¿Puede el arte ser una herramienta de sanación? Como en tantas preguntas de este tipo no hay una respuesta segura. El arte no funciona como un axioma científico. Dos y dos no siempre son cuatro y, en este sentido, sí que hay una paralelismo evidente con la experiencia vital. Los dramas, los traumas, el amor, los pequeños momentos de felicidad son representables y a su vez no dejan de ser meras secuencias, actos en una gran obra llamada vida. Es por ello que tiene todo el sentido una película como Ghostlight, no solo por el retrato de un proceso de sanación vía obra de teatro sino por su concepción metafórica donde la propia existencia no deja de ser un baile de máscaras.
Fundamentalmente nos hallamos ante una exposición cálida, aunque no exenta de la crudeza requerida, de la descomposición tras la pérdida. Una exposición que se desgrana lentamente a través de detalles, manteniendo incógnitas sobre cuál puede ser la causa. Es en Romeo y Julieta, la obra representada dentro del film, que encontraremos las respuestas, las explicaciones y finalmente la catarsis final.
De hecho, al igual que se construye la representación teatral, con sus ensayos y errores, asistimos a un proceso. A desgranar paso a paso, con sus altos y bajos, cómo se pasa del duelo, del desconsuelo, a una aceptación no tanto resignada como punto finalista. El recuerdo no se desvanece, pero se integra. Y todo ello con un pulso sostenido que no deja nunca el dolor fuera de campo. De lo que se trata es de vivirlo y sentirlo, lo que no implica que también haya un grado de compasión y empatía que consigue evitar la tentación de caer en los aspectos más pornográficos del dolor.
Hay que destacar del mismo modo el cariño que se muestra por todos los integrantes del elenco. Algo que podría haberse obviado en favor de poner el foco en lo que es meramente el núcleo fundamental familiar. Sin embargo, hay una preocupación por dar entidad a cada uno de los personajes. Quizás no tanto ahondando en sus personalidades pero si dándoles oportunidades para brillar y, de alguna manera, ser parte importante, pieza clave del engranaje de recomposición emocional de los protagonistas.

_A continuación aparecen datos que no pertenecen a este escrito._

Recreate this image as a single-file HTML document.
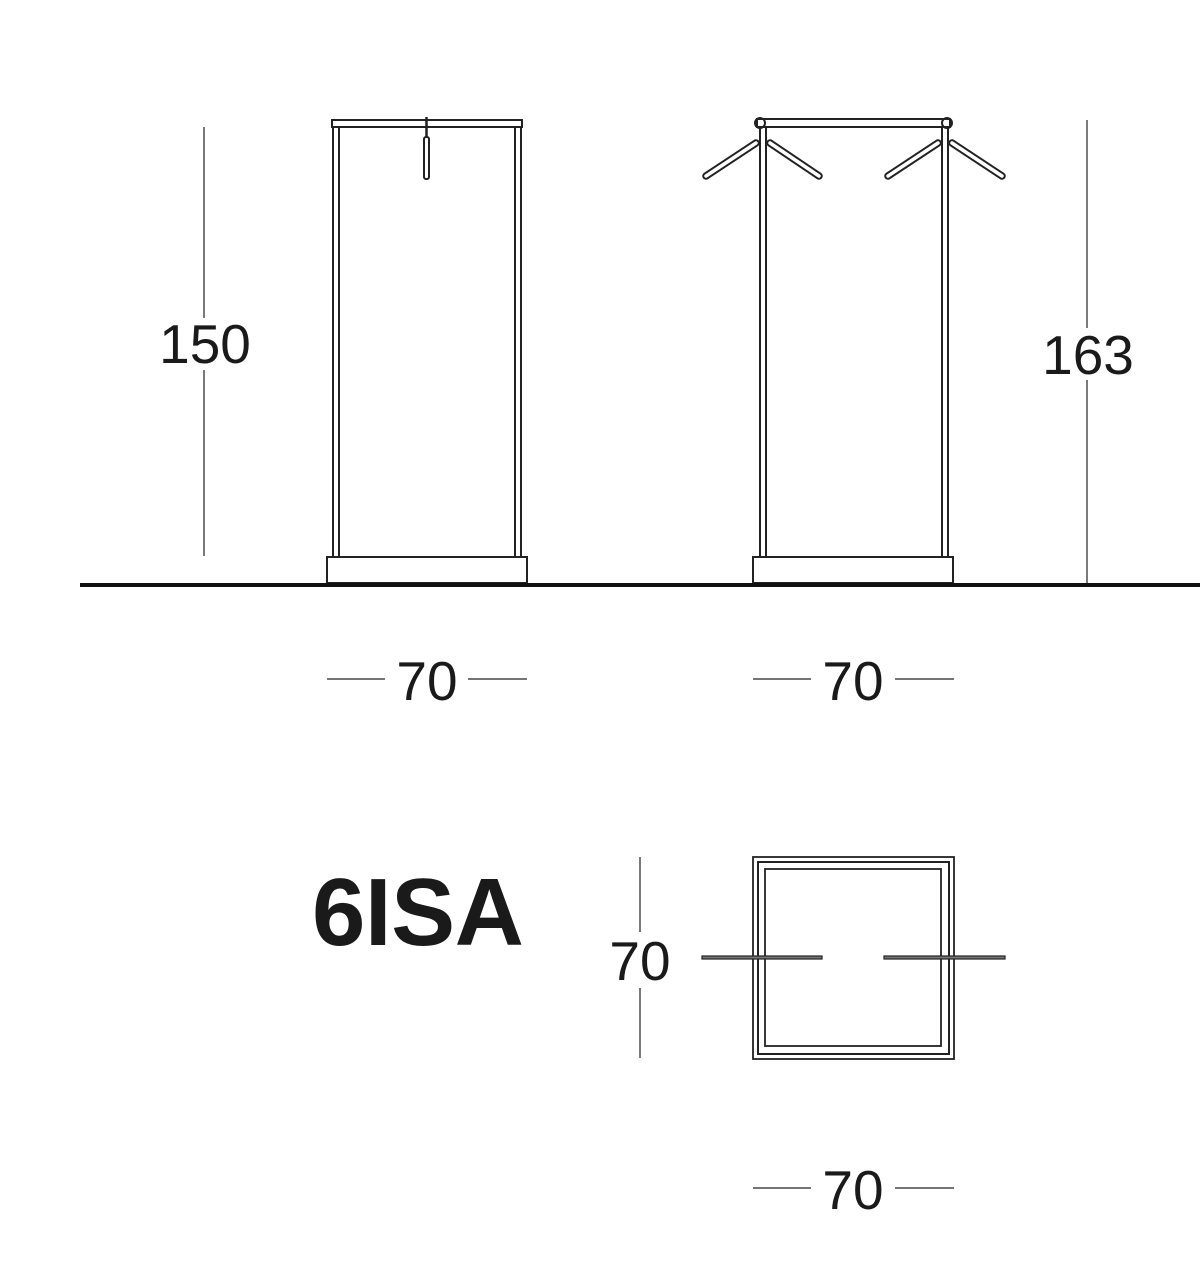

Todo ello a través de una narrativa sencilla, sin alardes, sin necesidad de ‹flashbacks› sobreexplicativos ni aparatos formales complejos. De hecho, la propia representación teatral se integra orgánicamente en el relato de forma que no crea puntos y a parte, sino más bien puntos y comas que enriquecen el constructo sin artificios que desvíen el foco de lo importante.
En definitiva, el film de Alex Thompson y Kelly O’Sullivan resulta una pequeña pieza de emoción cálida, amable y divertida hasta cierto punto cuyo mérito radica en saber combinar, justamente, estos elementos positivos con la oscuridad pertinente ante hechos traumáticos. Una redención por la vía teatral que resulta no solo conmovedora sino profundamente realista al no clausurar por la vía fácil del “final feliz” y deja abierta la puerta a mostrar que lo acontecido no es solo el final sino el punto de partida de un proceso largo de sanación.